Exactly. Which is why a run-off election between the two candidates with the most votes---assuming neither gets more than 50% in the primary---is crucial to allow voters to clearly distinguish the candidates after a debate on the issues. The only real advantage of RCV: the city saves money by not paying for run-off elections.

This is how London Breed was elected District 5 Supervisor in the first place, since she only got 27.87% of the votes in the first round, and Christina Olague was second with 19.75%. A run-off between the two candidates would have been helpful to voters. It turned out that Breed was the perfect RCV candidate---uninformed but black, a woman, photogenic---she was elected on second and third choices after a campaign that avoided serious debate on issues.

Dean Preston, the primary political figure behind Affordable Divis, followed the cautious, issue-lite RCV strategy outlined above when he ran against Breed in 2016---and he almost won.

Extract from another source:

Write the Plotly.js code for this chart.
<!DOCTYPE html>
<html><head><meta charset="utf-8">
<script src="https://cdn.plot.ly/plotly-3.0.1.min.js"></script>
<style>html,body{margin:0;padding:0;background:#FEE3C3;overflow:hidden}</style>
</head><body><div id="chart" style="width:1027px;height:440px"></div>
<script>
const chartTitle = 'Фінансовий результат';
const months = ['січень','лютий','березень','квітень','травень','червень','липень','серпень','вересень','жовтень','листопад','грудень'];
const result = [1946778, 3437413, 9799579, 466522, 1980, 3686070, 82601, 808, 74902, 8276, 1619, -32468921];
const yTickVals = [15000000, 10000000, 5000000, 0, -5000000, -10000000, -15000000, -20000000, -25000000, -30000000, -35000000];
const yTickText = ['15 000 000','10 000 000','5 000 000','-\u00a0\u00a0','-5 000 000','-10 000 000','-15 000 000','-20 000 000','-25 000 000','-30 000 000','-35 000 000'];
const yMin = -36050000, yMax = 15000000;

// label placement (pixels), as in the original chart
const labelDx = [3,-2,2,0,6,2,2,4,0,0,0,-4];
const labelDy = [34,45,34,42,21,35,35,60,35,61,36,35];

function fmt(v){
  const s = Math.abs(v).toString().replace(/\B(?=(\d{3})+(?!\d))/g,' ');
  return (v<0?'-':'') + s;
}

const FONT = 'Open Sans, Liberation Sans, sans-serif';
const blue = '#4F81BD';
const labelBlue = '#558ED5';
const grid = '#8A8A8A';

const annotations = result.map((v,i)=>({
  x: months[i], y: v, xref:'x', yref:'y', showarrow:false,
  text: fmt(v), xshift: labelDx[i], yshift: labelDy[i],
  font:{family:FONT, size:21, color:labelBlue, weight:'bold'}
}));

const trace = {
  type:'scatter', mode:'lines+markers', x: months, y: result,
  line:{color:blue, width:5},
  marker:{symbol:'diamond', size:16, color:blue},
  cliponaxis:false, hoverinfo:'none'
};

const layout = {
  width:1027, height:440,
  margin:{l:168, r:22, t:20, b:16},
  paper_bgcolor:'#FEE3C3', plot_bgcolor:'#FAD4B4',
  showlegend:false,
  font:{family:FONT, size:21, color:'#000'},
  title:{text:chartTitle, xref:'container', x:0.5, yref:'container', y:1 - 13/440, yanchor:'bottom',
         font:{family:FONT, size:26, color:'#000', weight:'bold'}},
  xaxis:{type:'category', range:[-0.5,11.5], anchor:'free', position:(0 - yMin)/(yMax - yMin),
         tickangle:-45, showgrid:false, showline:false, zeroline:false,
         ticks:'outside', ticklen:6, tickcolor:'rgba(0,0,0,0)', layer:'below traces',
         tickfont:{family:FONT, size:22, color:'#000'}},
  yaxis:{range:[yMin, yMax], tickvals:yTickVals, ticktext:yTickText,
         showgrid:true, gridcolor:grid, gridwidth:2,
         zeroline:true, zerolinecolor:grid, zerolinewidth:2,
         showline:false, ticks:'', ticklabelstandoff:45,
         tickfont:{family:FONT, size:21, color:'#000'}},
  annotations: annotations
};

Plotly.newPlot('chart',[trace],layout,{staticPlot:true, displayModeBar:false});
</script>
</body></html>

This is how Breed's political ally on the board, Malia Cohen, was originally elected in District 10, as George Wooding explained after the vote:
For example, newly-elected District 10 Supervisor Malia Cohen won by receiving only 11.7% of first-place votes cast in her district. After 19 rounds of ballot counting, she finally received 51% of the remaining votes by tallying 2,878 total votes. Less than 50% of District 10 voters even voted for Cohen. Cohen won because she was the best at attracting second-and third-place votes of candidates who were eliminated. Is this representative democracy?
No, it isn't. Instead it gives voters the illusion of choice with a system that's designed to limit debate on important city issues and rewards candidates who can best game the system by avoiding any discussion that might alienate a constituency.